The car accident that had killed his father and crippled his mother was a turning point in young William Dremmel’s life. It had certainly changed his relationship with his mother.

She reached out silently with her long fingers for the bowl of soup. Almost the identical meal she had every night.

Dremmel turned to leave, but she said, “Sit down a minute. I haven’t seen you today.”

He plopped into the padded folding chair next to her messy queen-size bed, where half-finished crossword puzzles littered the comforter.

“Are you alone tonight?”

He nodded.

“No date?”

“Lee Ann and I broke up.”

His mother frowned. “I wanted to meet her too.”

“You would’ve liked her.”

“What was she like?”

He couldn’t contain his smile when he answered. “She was real quiet.”

Six

It was early, too damn early for a meeting, but this was what he wanted. At least he thought this was what he wanted. Shit.
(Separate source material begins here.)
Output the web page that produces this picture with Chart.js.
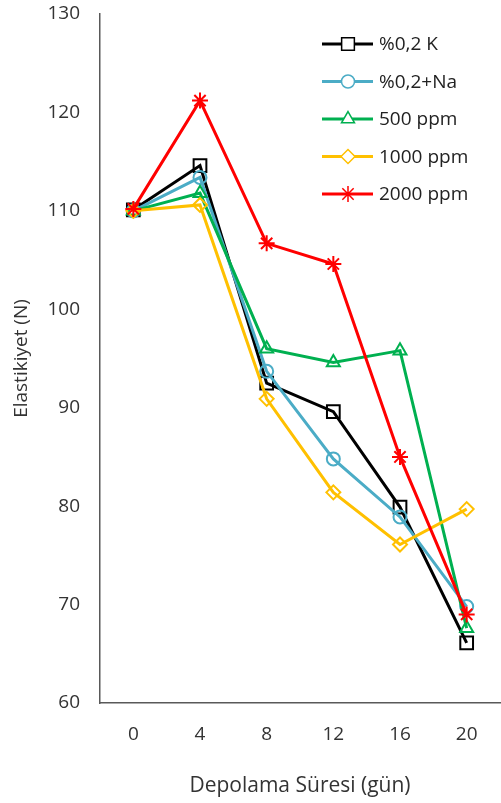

Detective John Stallings sat in front of the lieutenant’s desk with his mouth shut and his eyes on the senior officer in the room. He didn’t like the idea of Tony Mazzetti and a young female homicide detective sitting out of his line of sight, but that’s how it shook out when he walked into Lieutenant Hester’s plush office with a view of a new condo going up across the street. One of the detective sergeants sat next to him. The regular homicide sergeant, a stand-up guy named McAfee, had just retired, and this was a nervous temporary admin sergeant from computer crime. Rita Hester stepped from behind her wide oak desk and sat on it directly in front of Stallings, folded her considerable arms, and leveled a gaze at him.

“This is what you wanted, Stall. You’re on the case. In fact, we’re setting up a task force to find this killer.”

“A task force for a single homicide? Why the fire-power?”

The lieutenant’s eyes flicked over to the sergeant, then back to Stallings. “It may not be so simple.” Her voice steady and calm.

“How so?”

“This is the second victim in a suitcase in thirty-five days.”

“What? I never even heard about the other one.”

The fact that no one in the room said anything told Stallings that someone had fucked up. From behind him, Mazzetti chimed in. “We thought the first one was an overdose. No big deal. You know how it is.”

Stallings didn’t bother turning to face him. “You claimed a body inside a suitcase was an accidental overdose? No, Tony, I don’t have any idea how something like that is. I know that helps the clearance rate, but it sure fucks up everything else.”

The pudgy computer crime sergeant turned and said, “Stall, she was naked with no ID. We honestly thought she had overdosed in a drug house and someone decided to dispose of her in the bag. There was no sign of trauma, and she had Oxycontin in her system. A lot of it.”